The First Major Integration of Shakespeare and Star Trek

“Conscience of the King.” By Barry Trivers. Perf. William Shatner, Leonard Nimoy, DeForest Kelley, Nichelle Nichols, Arnold Moss, and Barbara Anderson. Dir. Gerd Oswald. Star Trek. Season 1, episode 13. NBC. 8 December 1966. DVD. Paramount, 2008.
Besides a title reference (and some arguably Shakespearean-sounding language in the famous opening monologue, including the iambic pentameter* line "To boldly go where no [one's] gone before"), this is the first episode to grapple with Shakespeare in a major way.

And it does so quite well—and quite optimistically. Hurtling through space in the twenty-whatevereth century, Macbeth and Hamlet are still part of a theatre company's repertoire. And even then, innovative things are being done with the script—we see Macbeth stab Duncan, though the text leaves that offstage. At least, that's the case with the Folio printing—perhaps they've discovered a Quarto of the play in the twenty-whatevereth century.
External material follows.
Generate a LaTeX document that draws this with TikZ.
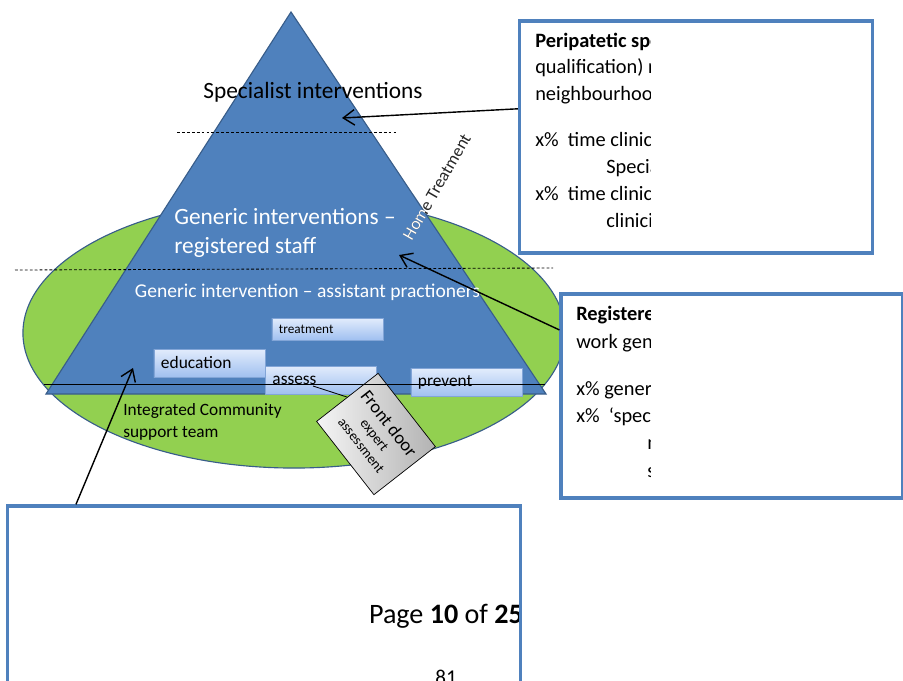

In any case, we get part of Macbeth here at the beginning of the episode. Toward the end, we get a bit of Hamlet, too (with a little Julius Caesar thrown in for good measure). And that part spills over into the plot of the show, in which a crewman seeks revenge for the murder of his father (and mother): Hamlet's own (partial) predicament.

video

* All right, I admit it—I conflated "man has" into "one's" to make the line fit the requirements of iambic pentameter. So sue me. Actually, if anyone from Paramount is listening, please don't sue me. Consider it, rather, a tribute.  And forgive any liberties.
Links: A Gateway to Star Trek Information at Wikipedia.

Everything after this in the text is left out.